Buğdayı koyacak yer yok
Bir diğer sorunun devletin buğday alım fiyatını açıklamasına rağmen çiftçinin buğday verecek yeri olmadığını kaydeden Tatlı, “Devlet Kurdîstan bölgesinde siloları olan iş insanları ile protokol imzalamış. Bu iş insanları buğdayı devlet adına alıyorlar. Yani depolarını devlete kiraya veriyorlar. LİDAŞ depoları bunlar. Bu kişiler de tüccarlardan oluşuyor. Bunların yanına buğdayı götürdüğünde LİDAŞ’ın depolarında yer olmadığını söylüyorlar. Halbuki yer var. Böylelikle çiftçiden ürünü ucuza alıyor, devlete kendileri pahalı fiyattan satıyor. Qoser’in (Kızıltepe) en büyük sorunlarından biri de budur. Çiftçilerin borçları var. Gübre borcu var, ilaç, mazot, DEDAŞ borcu var, mecbur satacak. Bir diğeri de ödemeyi bir ay sonrasına erteliyorlar. Arkadaşlarımız beklemiyorlar, çünkü borçlular. Hem fiyat düşük hem de LİDAŞ çiftçilerin önünü kesiyor. İnanıyorum ki, devlet de bu işin bir ortağıdır” diye konuştu.

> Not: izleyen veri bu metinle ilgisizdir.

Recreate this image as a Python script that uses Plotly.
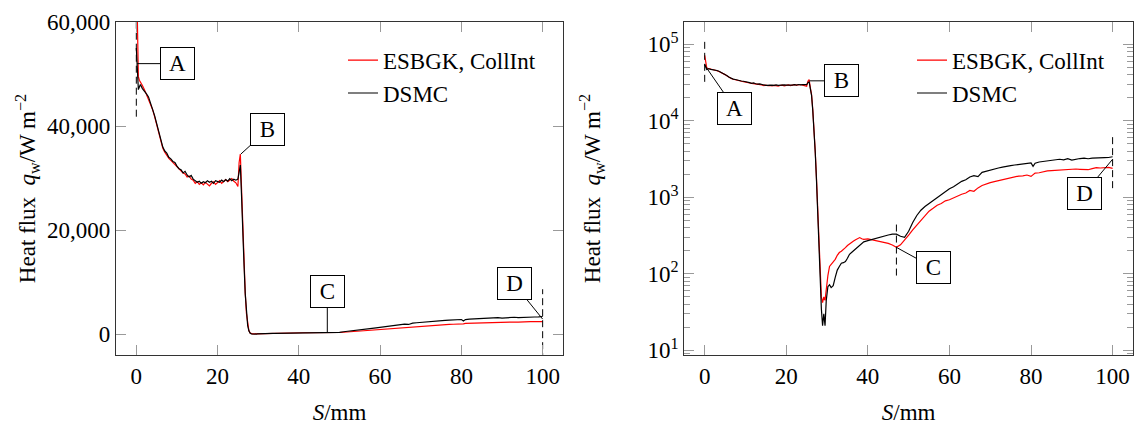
import plotly.graph_objects as go
import math

# Arc length along the wall, S in mm
S_MM = [
    0, 0.25, 0.5, 0.75, 1, 1.5, 2, 2.5, 3, 3.5, 4, 4.5, 5, 5.5, 6, 6.5, 7, 7.5, 8, 8.5,
    9, 9.5, 10, 10.5, 11, 11.5, 12, 12.5, 13, 13.5, 14, 14.5, 15, 15.5, 16, 16.5, 17, 17.5,
    18, 18.5, 19, 19.5, 20, 20.5, 21, 21.5, 22, 22.5, 23, 23.5, 24, 24.5, 25,
    25.3, 25.6, 25.9, 26.2, 26.5, 26.8, 27.1, 27.4, 27.7, 28, 28.3, 28.6, 28.9, 29.2, 29.5, 29.8,
    30.2, 30.6, 31, 31.5, 32, 32.5, 33, 33.5, 34, 34.5, 35, 35.5, 36, 36.5, 37, 37.5, 38, 38.5, 39,
    40, 41, 42, 43, 44, 45, 46, 47, 48, 49, 50, 51, 52, 53, 54, 55, 56, 57, 58, 59,
    60, 61, 62, 63, 64, 65, 66, 67, 68, 69, 70, 71, 72, 73, 74, 75, 76, 77, 78, 79,
    80, 80.5, 81, 82, 83, 84, 85, 86, 87, 88, 89, 90, 91, 92, 93, 94, 95, 96, 97, 98, 99, 100,
]

# Wall heat flux q_w in W/m^2, ES-BGK with collision integrals
Q_ESBGK = [
    72000, 58000, 49500, 48800, 48500, 47800, 47000, 46000, 45200, 44200, 43200, 41800, 40300, 38600, 37000, 35800, 35000, 34300, 33800, 33400,
    33000, 32600, 32000, 31700, 31300, 31000, 30800, 30200, 30400, 29800, 29600, 29000, 29300, 28800, 29100, 28700, 29200, 28900,
    28500, 29000, 29300, 28800, 29200, 29500, 29000, 29400, 29700, 29300, 29600, 29900, 29400, 29100, 28400,
    33000, 34600, 27000, 22000, 14000, 8000, 4000, 1800, 700, 220, 90, 50, 42, 50, 45, 68,
    95, 125, 132, 140, 155, 175, 190, 198, 207, 220, 235, 248, 260, 268, 280, 292, 298, 288, 282,
    286, 278, 272, 266, 258, 250, 238, 222, 240, 275, 320, 375, 435, 500, 580, 660, 720, 790, 830, 900,
    930, 990, 1050, 1100, 1140, 1230, 1200, 1330, 1430, 1500, 1560, 1610, 1660, 1720, 1770, 1800, 1850, 1900, 1910, 1960,
    1880, 2000, 2080, 2100, 2170, 2220, 2240, 2260, 2300, 2320, 2330, 2320, 2350, 2330, 2340, 2300, 2380, 2450, 2420, 2440, 2460, 2400,
]

# Wall heat flux q_w in W/m^2, DSMC reference
Q_DSMC = [
    55000, 51000, 47000, 47500, 48000, 47200, 46800, 46200, 45600, 44500, 43200, 42000, 40500, 39000, 37200, 36000, 35200, 34800, 34000, 33700,
    33200, 33000, 32300, 31800, 31600, 31000, 31300, 30600, 30200, 30500, 29800, 29500, 29200, 29400, 29000, 29300, 29100, 29500,
    29200, 29400, 29000, 29500, 29300, 29200, 29600, 29300, 29700, 29400, 29900, 29500, 29800, 29600, 29800,
    31500, 32500, 26500, 21500, 13500, 7800, 3900, 1700, 650, 200, 70, 35, 21, 30, 21, 45,
    68, 72, 66, 70, 90, 112, 125, 138, 140, 145, 160, 180, 190, 200, 210, 225, 238, 250, 262,
    272, 282, 290, 305, 312, 322, 330, 330, 310, 300, 360, 470, 580, 680, 760, 830, 910, 1000, 1100, 1200,
    1300, 1380, 1500, 1620, 1700, 1850, 1920, 1870, 2120, 2200, 2280, 2340, 2420, 2480, 2560, 2600, 2650, 2700, 2720, 2780,
    2820, 2540, 2800, 2900, 2950, 3000, 3050, 3080, 3150, 3100, 3200, 3080, 3180, 3220, 3260, 3200, 3260, 3250, 3280, 3300, 3320, 3400,
]

SERIES_NAMES = ["ESBGK, CollInt", "DSMC"]
X_TICKS = [0, 20, 40, 60, 80, 100]
Y_TICKS_LIN = [0, 20000, 40000, 60000]
Y_TICKS_LOG = [10, 100, 1000, 10000, 100000]
Y_TICKTEXT_LOG = ["10<sup>1</sup>", "10<sup>2</sup>", "10<sup>3</sup>", "10<sup>4</sup>", "10<sup>5</sup>"]

# Marked locations A-D: (label, S at mark, q at mark, S of box, q of box)
MARKS_LIN = [
    ("A", 0.2, 52000, 10.1, 52000),
    ("B", 25.7, 34600, 32.3, 39300),
    ("C", 47.0, 300, 47.0, 8200),
    ("D", 100.0, 2900, 93.0, 9650),
]
MARKS_LOG = [
    ("A", 0.0, 53500, 7.4, 14400),
    ("B", 25.7, 33400, 33.5, 33400),
    ("C", 47.0, 222, 56.0, 121),
    ("D", 100.0, 3150, 93.0, 1125),
]
# Dashed guides: (S, q_low, q_high)
GUIDES_LIN = [(0.0, 41800, 62000), (100.0, -5000, 8640)]
GUIDES_LOG = [(0.0, 32400, 108000), (47.0, 95, 471), (100.0, 1320, 6550)]

FONT = "Liberation Serif"
COLORS = ["#ff0000", "#000000"]

fig = go.Figure()

for panel, (xa, ya, leg) in enumerate([("x", "y", "legend"), ("x2", "y2", "legend2")]):
    for name, q, col in zip(SERIES_NAMES, [Q_ESBGK, Q_DSMC], COLORS):
        fig.add_trace(go.Scatter(
            x=S_MM, y=q, name=name, mode="lines",
            line=dict(color=col, width=1.2),
            xaxis=xa, yaxis=ya, legend=leg, showlegend=True,
        ))
    guides = GUIDES_LIN if panel == 0 else GUIDES_LOG
    for s, lo, hi in guides:
        fig.add_trace(go.Scatter(
            x=[s, s], y=[lo, hi], mode="lines",
            line=dict(color="black", width=1, dash="7px,4px"),
            xaxis=xa, yaxis=ya, showlegend=False, hoverinfo="skip",
        ))

annotations = []
for panel, marks in enumerate([MARKS_LIN, MARKS_LOG]):
    xr, yr = ("x", "y") if panel == 0 else ("x2", "y2")
    f = (lambda v: v) if panel == 0 else math.log10
    for lab, sx, qy, bx, by in marks:
        annotations.append(dict(
            x=sx, y=f(qy), ax=bx, ay=f(by), xref=xr, yref=yr, axref=xr, ayref=yr,
            text=lab, showarrow=True, arrowhead=0, arrowwidth=1, arrowcolor="black",
            standoff=0, startstandoff=0,
            font=dict(family=FONT, size=23, color="black"),
            bgcolor="white", bordercolor="black", borderwidth=1, borderpad=1,
            width=31, height=29,
        ))

axis_common = dict(
    showline=True, linecolor="#333333", linewidth=1.3, mirror="allticks",
    ticks="inside", ticklen=10, tickwidth=1.2, tickcolor="#9a9a9a",
    showgrid=False, zeroline=False, automargin=False,
    tickfont=dict(family=FONT, size=23, color="black"),
)

TITLE_FONT = dict(family=FONT, size=23, color="black")
X_LABEL = "<i>S</i>/mm"
Y_LABEL = "Heat flux  <i>q</i><sub>w</sub>/W m<sup>\u22122</sup>"

fig.update_layout(
    width=1134, height=430,
    margin=dict(l=116, r=1, t=22, b=74.5),
    paper_bgcolor="white", plot_bgcolor="white",
    template="none",
    font=dict(family=FONT, size=23, color="black"),
    xaxis=dict(domain=[0, 0.4395], range=[-5, 105], tickvals=X_TICKS,
               title=dict(text=X_LABEL, font=TITLE_FONT, standoff=16), anchor="y", **axis_common),
    yaxis=dict(range=[-4000, 60000], tickvals=Y_TICKS_LIN, tickformat=",d",
               title=dict(text=Y_LABEL, font=TITLE_FONT, standoff=4), anchor="x", **axis_common),
    xaxis2=dict(domain=[0.5588, 1], range=[-5, 105], tickvals=X_TICKS,
                title=dict(text=X_LABEL, font=TITLE_FONT, standoff=16), anchor="y2", **axis_common),
    yaxis2=dict(type="log", range=[0.939, 5.293], tickvals=Y_TICKS_LOG, ticktext=Y_TICKTEXT_LOG,
                title=dict(text=Y_LABEL, font=TITLE_FONT, standoff=40), anchor="x2",
                minor=dict(ticks="inside", ticklen=6, tickwidth=1.2, tickcolor="#9a9a9a", dtick="D1", showgrid=False),
                **axis_common),
    legend=dict(x=0.2232, y=0.95, xanchor="left", yanchor="top", bgcolor="rgba(0,0,0,0)",
                borderwidth=0, font=dict(family=FONT, size=23, color="black"), tracegroupgap=0),
    legend2=dict(x=0.7827, y=0.95, xanchor="left", yanchor="top", bgcolor="rgba(0,0,0,0)",
                 borderwidth=0, font=dict(family=FONT, size=23, color="black"), tracegroupgap=0),
    annotations=annotations,
    showlegend=True,
)

fig.write_html("out.html")
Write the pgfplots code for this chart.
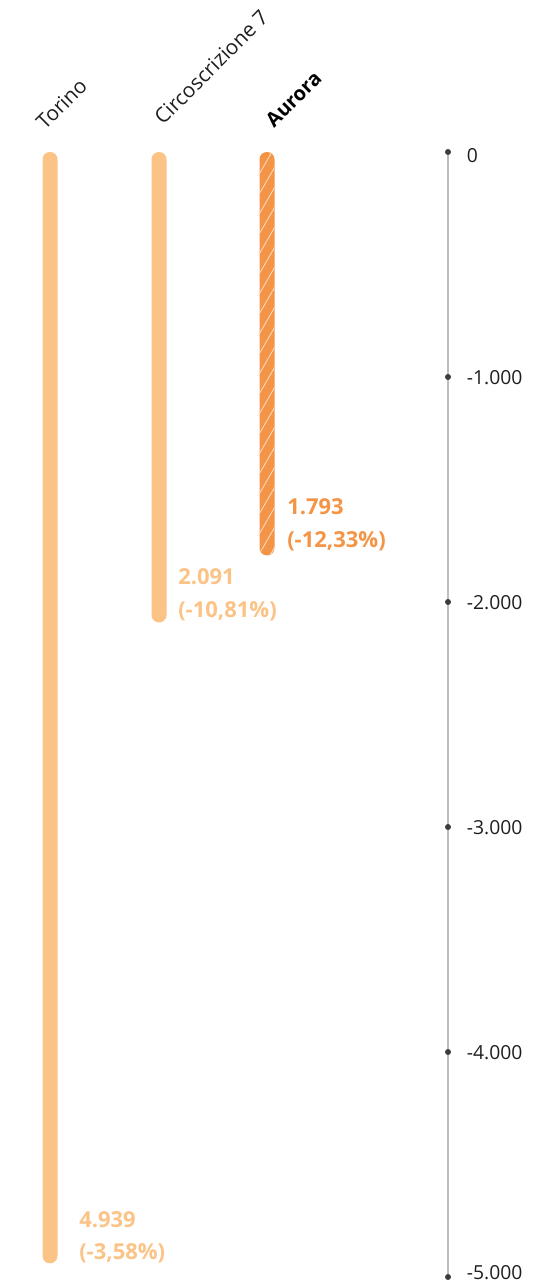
\documentclass[border=0pt]{standalone}
\usepackage{pgfplots}
\pgfplotsset{compat=1.18}
\usepackage{fontspec}
\setmainfont{Open Sans}
\usetikzlibrary{patterns.meta}

\definecolor{lightor}{HTML}{FBC386}
\definecolor{darkor}{HTML}{F39447}
\definecolor{axgray}{HTML}{BDBDBD}
\definecolor{dotgray}{HTML}{3C3C3C}
\definecolor{txt}{HTML}{1E1E1E}

\begin{document}
\begin{tikzpicture}
\begin{axis}[
    width=412.5pt, height=962.25pt, scale only axis,
    xmin=0, xmax=550, ymin=-5026.67, ymax=675.56,
    hide axis, clip=false,
    ticklab/.style={point meta=explicit symbolic, nodes near coords,
      every node near coord/.style={anchor=west, xshift=14pt, yshift=#1, inner sep=0pt,
        font=\fontsize{14.5}{17}\selectfont, text=txt}}]

  % axis line and tick dots
  \addplot[axgray, line width=1.4pt] coordinates {(448,0) (448,-5000)};
  \addplot[only marks, mark=*, mark size=2pt, color=dotgray, ticklab=-3pt]
    coordinates {(448,0)[0]};
  \addplot[only marks, mark=*, mark size=2pt, color=dotgray, ticklab=-0.5pt]
    coordinates {(448,-1000)[-1.000] (448,-2000)[-2.000]
                 (448,-3000)[-3.000] (448,-4000)[-4.000]};
  \addplot[only marks, mark=*, mark size=2pt, color=dotgray, ticklab=3pt]
    coordinates {(448,-5000)[-5.000]};

  % bars (x in px, value)
  \addplot[fill=lightor, draw=none, rounded corners=5.5pt]
    coordinates {(42.5,0) (57.5,0) (57.5,-4939) (42.5,-4939)} --cycle;
  \addplot[fill=lightor, draw=none, rounded corners=5.5pt]
    coordinates {(151.5,0) (166.5,0) (166.5,-2091) (151.5,-2091)} --cycle;
  \addplot[fill=darkor, draw=none, rounded corners=5.5pt]
    coordinates {(259.5,0) (274.5,0) (274.5,-1793) (259.5,-1793)} --cycle;
  \addplot[draw=none, rounded corners=5.5pt,
      pattern={Lines[angle=60, distance=7.5pt, line width=0.6pt]},
      pattern color=white!70!darkor]
    coordinates {(259.5,0) (274.5,0) (274.5,-1793) (259.5,-1793)} --cycle;

  % value labels
  \begin{scope}[every node/.style={anchor=base west, inner sep=0pt,
      font=\fontsize{16.5}{19}\bfseries}]
    \node[text=lightor] at (axis cs:79,-4778) {4.939};
    \node[text=lightor] at (axis cs:79,-4924) {(-3,58\%)};
    \node[text=lightor] at (axis cs:178,-1924) {2.091};
    \node[text=lightor] at (axis cs:178,-2067) {(-10,81\%)};
    \node[text=darkor] at (axis cs:287,-1613) {1.793};
    \node[text=darkor] at (axis cs:287,-1756) {(-12,33\%)};
  \end{scope}

  % category labels
  \begin{scope}[every node/.style={anchor=base west, inner sep=0pt, rotate=45,
      font=\fontsize{15.5}{18}\selectfont}]
    \node[text=txt] at (axis cs:45,93) {Torino};
    \node[text=txt] at (axis cs:163,116) {Circoscrizione 7};
    \node[text=black, font=\fontsize{15}{18}\selectfont\bfseries] at (axis cs:274,103) {Aurora};
  \end{scope}
\end{axis}
\pgfresetboundingbox
\path (0,0) rectangle (412.5pt,962.25pt);
\end{tikzpicture}
\end{document}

Depolarda geçmiş yılların hasadı var iddiası
Görüştüğümüz anlaşmalı depo sahipleri depolarda yer olmadığı iddiasını yinelerken, depolarda TMO’ya ait önceki yıldan kalan mısırın olduğunu dile getiriyor. Depoların mısırla dolu olduğunu belirten depo sahipleri, buğdayın depoya indirilebilmesi için öncelikle mısırın depolardan çıkarılması gerektiğini dile getiriyor.